The Silent Garbage Man. At least he wishes he were.

Sandy Springs, Georgia outside of Atlanta must be the quietest city in the United States. They don’t allow garbage pickup before 7 A. M. and after 7 P. M.

A Waste Management employee decided to pick up at 5 A. M. The city prosecutor prosecuted him for that, and the judge sentenced him to thirty days in jail.

This guy has not won the $7,000 a week for life prize from Publisher’s Clearing House, so he has to work during the week. The judge let him serve his time on the weekend. He served two weekends, and the judge suspended the rest of his sentence.

I have a few questions here.

Sandy Springs, why don’t you pass an ordinance that says everyone has to have a plastic garbage can, and there will be no metal banging going on? It’s almost impossible to hear our garbage people come by. If you listen closely you can hear the truck engine when the truck is coming up the street, but no garbage collection. We put our garbage in a plastic bag, and have a secure place on a wall by our house, and the garbage collection noise is zero.

Did the garbage man come marching up the street in Sandy Springs with two garbage can lids in hand, and the local high school band playing “Stars and Stripes” behind him, and he banged the garbage can lids together like cymbals at the appropriate time? That might be the inappropriate time. And that disturbed everyone?

Who reported this guy? Some husband who’s been out all night with his mistress, and he’s coming home at 5 in the morning, sneaking in his house, and his wife hits him in the head with a rolling pin (this was the sturdy kind that belonged to her grandmother).The guy thought if it had not been for the garbage man picking up garbage at that early hour, his wife would have still been in bed. He complained about the early pickup to the city?

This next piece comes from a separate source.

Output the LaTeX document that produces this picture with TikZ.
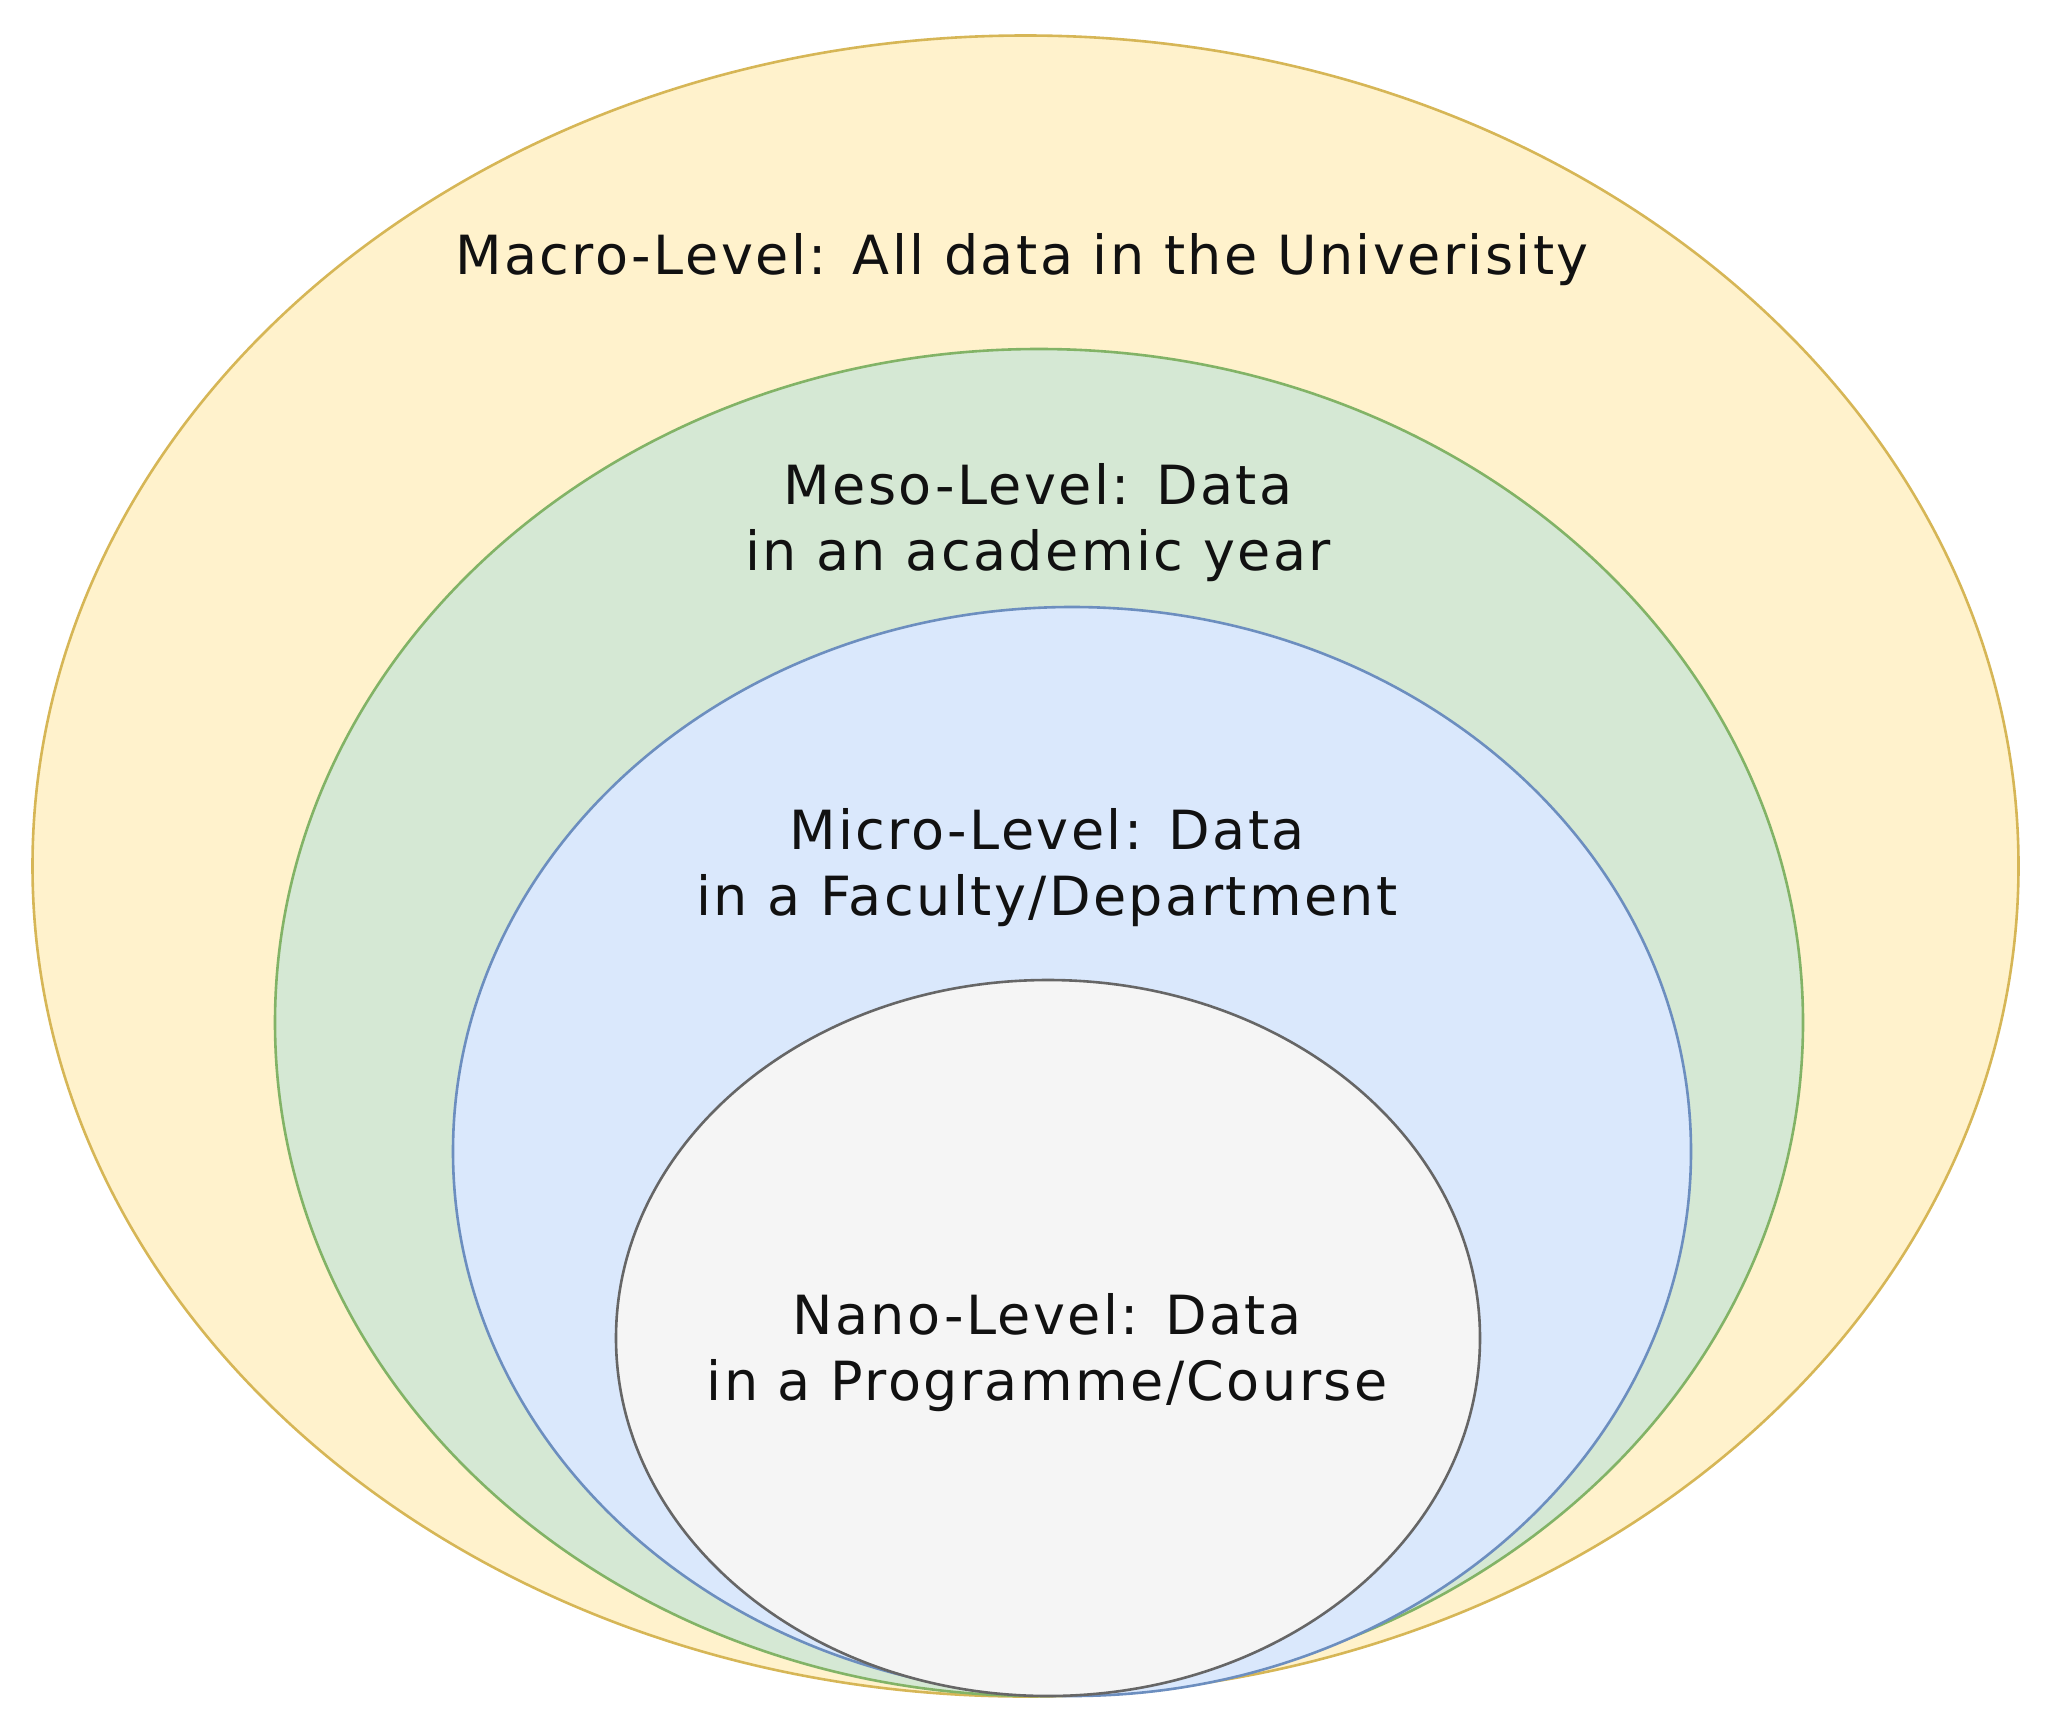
\documentclass[tikz,border=0pt]{standalone}
\usepackage{fontspec}
\setmainfont{DejaVu Sans}[LetterSpace=4.5]
\usetikzlibrary{shapes.geometric}
\definecolor{macrofill}{HTML}{FFF2CC}\definecolor{macrodraw}{HTML}{D6B656}
\definecolor{mesofill}{HTML}{D5E8D4}\definecolor{mesodraw}{HTML}{82B366}
\definecolor{microfill}{HTML}{DAE8FC}\definecolor{microdraw}{HTML}{6C8EBF}
\definecolor{nanofill}{HTML}{F5F5F5}\definecolor{nanodraw}{HTML}{666666}
\definecolor{txt}{HTML}{111111}
\begin{document}
\begin{tikzpicture}[x=0.5pt,y=-0.5pt,
  lvl/.style={ellipse,inner sep=0pt,line width=1.3pt},
  lbl/.style={anchor=base,align=center,inner sep=0pt,text=txt,font=\fontsize{27}{33}\selectfont}]
\useasboundingbox (0,0) rectangle (2046,1724);
\node[lvl,fill=macrofill,draw=macrodraw,minimum width=993pt,minimum height=830.5pt] (macro) at (1025.5,866) {};
\node[lvl,fill=mesofill,draw=mesodraw,minimum width=764pt,minimum height=673.5pt] (meso) at (1039,1022.5) {};
\node[lvl,fill=microfill,draw=microdraw,minimum width=619pt,minimum height=544.5pt] (micro) at (1072,1151.5) {};
\node[lvl,fill=nanofill,draw=nanodraw,minimum width=432pt,minimum height=358pt] (nano) at (1048,1338) {};
\node[lbl] (macrot) at (1022,274) {Macro-Level: All data in the Univerisity};
\node[lbl] (mesot) at (1038,570) {Meso-Level: Data\\in an academic year};
\node[lbl] (microt) at (1047,915) {Micro-Level: Data\\in a Faculty/Department};
\node[lbl] (nanot) at (1047,1400) {Nano-Level: Data\\in a Programme/Course};
\end{tikzpicture}
\end{document}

Was this garbage man in jail with hardened criminals? Imagine the conversation. Criminal #1,”I committed several murders.” Criminal #2, “I ripped up a bar, and threw all the furniture outside.” Waste Management employee, “I picked up the garbage at 5 in the morning.” “Five o’clock in the morning, “ criminals #1 and #2 echo together like those cowboys in the TV commercial when they find out a third dude gets his picante from New York City.

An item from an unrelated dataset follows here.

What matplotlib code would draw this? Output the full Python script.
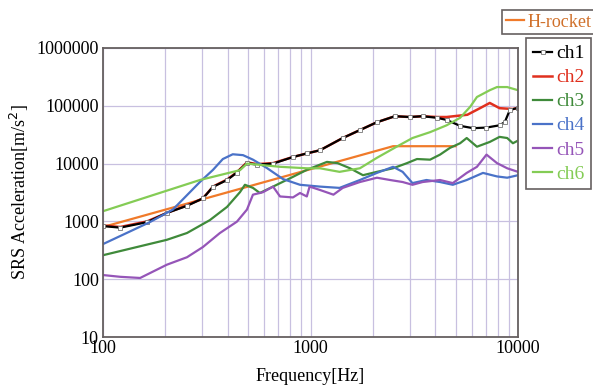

I saw the Waste Management guy on TV with his wife. Seems like a nice fellow. Nicer than me. If I were running that route, I would forget to pick up the garbage from the city prosecutor’s house, and the judge’s house on sporadic days, specifically those days where they cleaned out the freezer of outdated meats, and the garbage remains at their houses for a very long, odoriferous weekend.

I would drop a little garbage in front of a few houses where I suspected the calls to the city came from. When questioned I would say it was probably dogs roaming the neighborhood, and I certainly don’t have time to pick up garbage if it is not in containers.

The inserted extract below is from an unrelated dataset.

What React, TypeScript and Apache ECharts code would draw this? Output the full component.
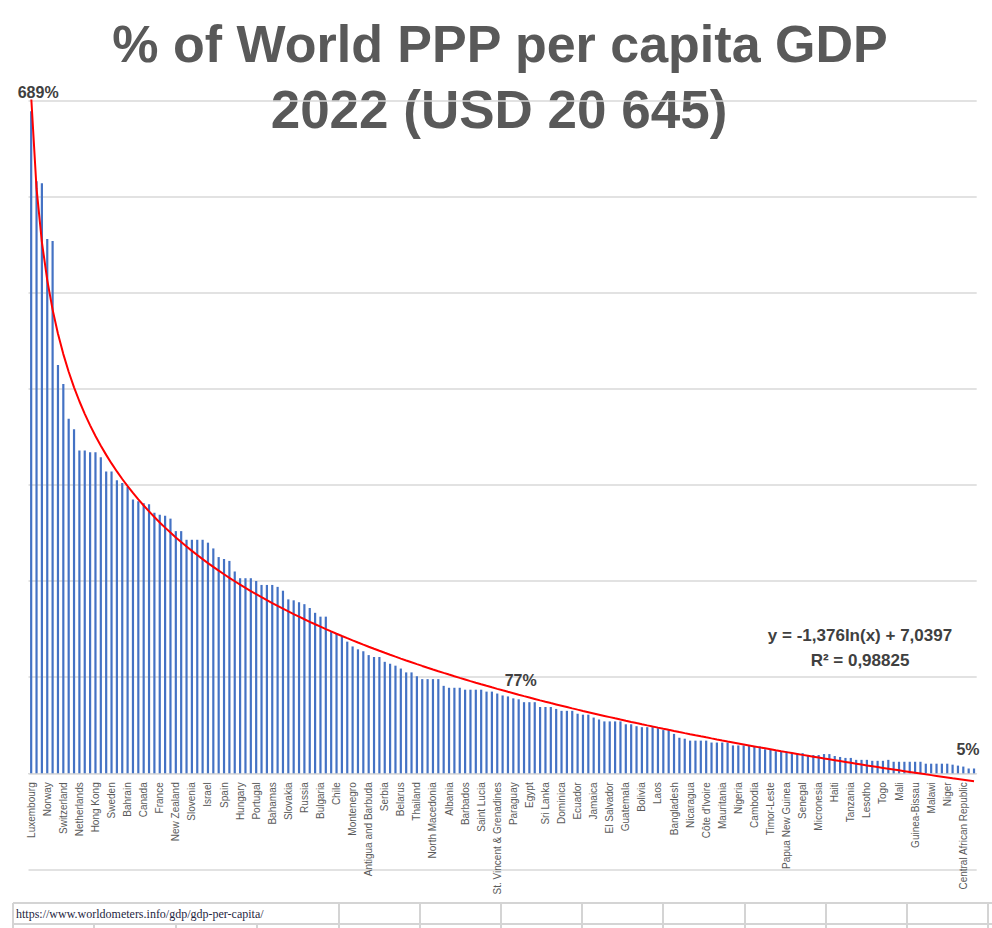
import React, { useEffect, useRef } from "react";
import * as echarts from "echarts";

const countries: string[] = [
  "Luxembourg", "Singapore", "Ireland", "Norway", "Qatar", "United States", "Switzerland", "Brunei", "Denmark",
  "Netherlands", "Iceland", "Austria", "Hong Kong", "Belgium", "Germany", "Sweden", "Australia", "Finland",
  "Bahrain", "Saudi Arabia", "Malta", "Canada", "Oman", "United Kingdom", "France", "South Korea", "Japan",
  "New Zealand", "Italy", "Cyprus", "Slovenia", "Czech Republic", "Lithuania", "Israel", "Estonia", "Puerto Rico",
  "Spain", "Poland", "Kuwait", "Hungary", "Latvia", "Croatia", "Portugal", "Romania", "Greece",
  "Bahamas", "Seychelles", "Turkey", "Slovakia", "Panama", "Kazakhstan", "Russia", "Malaysia", "Uruguay",
  "Bulgaria", "Mauritius", "Argentina", "Chile", "Trinidad and Tobago", "Maldives", "Montenegro", "Costa Rica", "Dominican Republic",
  "Antigua and Barbuda", "Mexico", "Georgia", "Serbia", "China", "Turkmenistan", "Belarus", "Botswana", "Azerbaijan",
  "Thailand", "Armenia", "Gabon", "North Macedonia", "Brazil", "Colombia", "Albania", "Saint Kitts and Nevis", "Grenada",
  "Barbados", "Bosnia and Herzegovina", "Moldova", "Saint Lucia", "Iran", "Iraq", "St. Vincent & Grenadines", "Peru", "Indonesia",
  "Paraguay", "South Africa", "Mongolia", "Egypt", "Suriname", "Ukraine", "Sri Lanka", "Libya", "Equatorial Guinea",
  "Dominica", "Algeria", "Tunisia", "Ecuador", "Vietnam", "Fiji", "Jamaica", "Guyana", "Belize",
  "El Salvador", "Jordan", "Namibia", "Guatemala", "Eswatini", "Uzbekistan", "Bolivia", "Philippines", "Morocco",
  "Laos", "India", "Bhutan", "Bangladesh", "Cabo Verde", "Ghana", "Nicaragua", "Angola", "Samoa",
  "Côte d'Ivoire", "Kyrgyzstan", "Honduras", "Mauritania", "Tonga", "Pakistan", "Nigeria", "Kenya", "Djibouti",
  "Cambodia", "Myanmar", "Nepal", "Timor-Leste", "Cameroon", "Zambia", "Papua New Guinea", "Benin", "Tajikistan",
  "Senegal", "Guinea", "Tuvalu", "Micronesia", "Uganda", "Zimbabwe", "Haiti", "Ethiopia", "Rwanda",
  "Tanzania", "Gambia", "Burkina Faso", "Lesotho", "Kiribati", "Vanuatu", "Togo", "Sudan", "Yemen",
  "Mali", "Solomon Islands", "Madagascar", "Guinea-Bissau", "Chad", "Sierra Leone", "Malawi", "Liberia", "Mozambique",
  "Niger", "Congo, Dem. Rep.", "Somalia", "Central African Republic", "South Sudan", "Burundi",
];

// % of world PPP GDP per capita
const shareOfWorld: number[] = [
  689, 616, 614, 556, 554, 425, 405, 369, 358,
  336, 336, 334, 334, 329, 314, 314, 305, 302,
  298, 285, 283, 281, 280, 271, 269, 268, 265,
  252, 252, 243, 243, 243, 243, 240, 234, 225,
  223, 221, 210, 203, 203, 203, 200, 196, 196,
  196, 194, 190, 181, 180, 178, 176, 172, 167,
  163, 163, 147, 146, 142, 137, 132, 129, 127,
  123, 121, 121, 116, 114, 112, 109, 105, 105,
  101, 98, 98, 98, 98, 91, 89, 89, 89,
  87, 87, 87, 87, 85, 85, 83, 81, 80,
  78, 77, 74, 74, 74, 69, 69, 69, 67,
  65, 65, 65, 62, 61, 61, 58, 56, 54,
  54, 54, 54, 51, 51, 49, 48, 48, 48,
  47, 45, 45, 41, 37, 36, 34, 34, 34,
  34, 32, 32, 32, 32, 29, 29, 29, 29,
  28, 28, 25, 25, 23, 23, 23, 21, 21,
  21, 19, 19, 19, 20, 20, 18, 17, 16,
  16, 14, 14, 14, 13, 13, 13, 14, 12,
  12, 12, 12, 12, 12, 10, 10, 10, 10,
  10, 9, 8, 7, 5, 5,
];

const labeledBars: number[] = [0, 91, 176];

// Excel logarithmic trend line shown on the chart: y = -1,376 ln(x) + 7,0397
const trendA = -1.376;
const trendB = 7.0397;
const trendText = "y = -1,376ln(x) + 7,0397";
const r2Text = "R² = 0,98825";

const titleLine1 = "% of World PPP per capita GDP";
const titleLine2 = "2022 (USD 20 645)";
const sourceUrl = "https://www.worldometers.info/gdp/gdp-per-capita/";

const yTicks = { min: -100, max: 700, interval: 100 };

export default function App() {
  const ref = useRef<HTMLDivElement>(null);

  useEffect(() => {
    if (!ref.current) return;
    const chart = echarts.init(ref.current, undefined, { renderer: "svg" });

    const labelOffsets: Record<number, number[]> = { 0: [7, 0], 91: [2, 0], 176: [-6, 0] };
    const barData = shareOfWorld.map((v, i) =>
      labeledBars.includes(i)
        ? {
            value: v,
            label: {
              show: true,
              position: "top",
              distance: 11,
              offset: labelOffsets[i],
              formatter: "{c}%",
              fontSize: 16,
              fontWeight: "bold",
              fontFamily: "Liberation Sans",
              color: "#404040",
            },
          }
        : v
    );
    const trendData = shareOfWorld.map((_, i) => 100 * (trendA * Math.log(i + 1) + trendB));

    const gridTop = 100.6;
    const gridBottomPx = 869.4;
    const unitPx = (gridBottomPx - gridTop) / (yTicks.max - yTicks.min);
    const zeroPx = gridTop + yTicks.max * unitPx;
    const labelMargin = -(gridBottomPx - zeroPx) + 9;

    const cellCols: number[] = [13, 94, 176, 257, 339, 420, 501, 582, 663, 745, 826, 907, 988];
    const gridColor = "#D4D4D4";
    const graphics: any[] = [
      {
        type: "text",
        x: 500,
        y: 44,
        style: {
          text: titleLine1,
          fill: "#595959",
          font: "bold 52px 'Liberation Sans', Arial, sans-serif",
          textAlign: "center",
          textVerticalAlign: "middle",
        },
      },
      {
        type: "text",
        x: 499,
        y: 109,
        style: {
          text: titleLine2,
          fill: "#595959",
          font: "bold 53px 'Liberation Sans', Arial, sans-serif",
          textAlign: "center",
          textVerticalAlign: "middle",
        },
      },
      {
        type: "text",
        x: 860,
        y: 635,
        style: {
          text: trendText,
          fill: "#404040",
          font: "bold 17px 'Liberation Sans', Arial, sans-serif",
          textAlign: "center",
          textVerticalAlign: "middle",
        },
      },
      {
        type: "text",
        x: 860,
        y: 660,
        style: {
          text: r2Text,
          fill: "#404040",
          font: "bold 17px 'Liberation Sans', Arial, sans-serif",
          textAlign: "center",
          textVerticalAlign: "middle",
        },
      },
      {
        type: "line",
        shape: { x1: 13, y1: 903, x2: 992, y2: 903 },
        style: { stroke: gridColor, lineWidth: 2 },
      },
      {
        type: "line",
        shape: { x1: 13, y1: 924, x2: 992, y2: 924 },
        style: { stroke: gridColor, lineWidth: 2 },
      },
      ...cellCols.map((x, k) => ({
        type: "line",
        shape: { x1: x, y1: k === 0 || x >= 339 ? 903 : 924, x2: x, y2: 928 },
        style: { stroke: gridColor, lineWidth: 2 },
      })),
      {
        type: "text",
        x: 16,
        y: 914,
        style: {
          text: sourceUrl,
          fill: "#1F1F3F",
          font: "12px 'Liberation Serif', 'DejaVu Serif', serif",
          textAlign: "left",
          textVerticalAlign: "middle",
        },
      },
    ];

    chart.setOption({
      animation: false,
      backgroundColor: "#ffffff",
      grid: {
        left: 28.5,
        right: 15.3,
        top: gridTop,
        bottom: 928 - gridBottomPx,
        containLabel: false,
        outerBoundsMode: "none",
      },
      xAxis: {
        type: "category",
        data: countries,
        boundaryGap: true,
        axisLine: { show: true, onZero: true, lineStyle: { color: "#D9D9D9", width: 1 } },
        axisTick: { show: false },
        axisLabel: {
          interval: 2,
          rotate: 90,
          fontSize: 10,
          margin: labelMargin,
          color: "#595959",
          fontFamily: "Liberation Sans",
        },
        splitLine: { show: false },
      },
      yAxis: {
        type: "value",
        min: yTicks.min,
        max: yTicks.max,
        interval: yTicks.interval,
        axisLabel: { show: false },
        axisLine: { show: false },
        axisTick: { show: false },
        splitLine: { show: true, lineStyle: { color: "#D9D9D9", width: 1.5 } },
      },
      series: [
        {
          type: "bar",
          data: barData,
          barWidth: 2.2,
          itemStyle: { color: "#4472C4" },
          z: 2,
        },
        {
          type: "line",
          data: trendData,
          symbol: "none",
          smooth: false,
          lineStyle: { color: "#FF0000", width: 2 },
          z: 3,
          silent: true,
        },
      ],
      graphic: graphics,
    });

    return () => chart.dispose();
  }, []);

  return (
    <div
      ref={ref}
      style={{ position: "fixed", left: 0, top: 0, width: 992, height: 928, background: "#fff" }}
    />
  );
}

And the one that always gets everyone. Raise the fees for collection based on the noise level, because it’s obvious Waste Management will need a specially equipped truck, the garbage man will need a hazmat suit, and will need noiseless Nike shoes. I think those would be special order.

I think Waste Management should tack on a snooty or elitism fee for Sandy Springs, Georgia.

I am on my way to Sandy Springs. I have with me 20 raccoons that I will drop off along that garbage route. They love to rummage through garbage cans and strew the garbage around. I also have 10 skunks that I will release. Quietly. At 5 o’clock in the morning.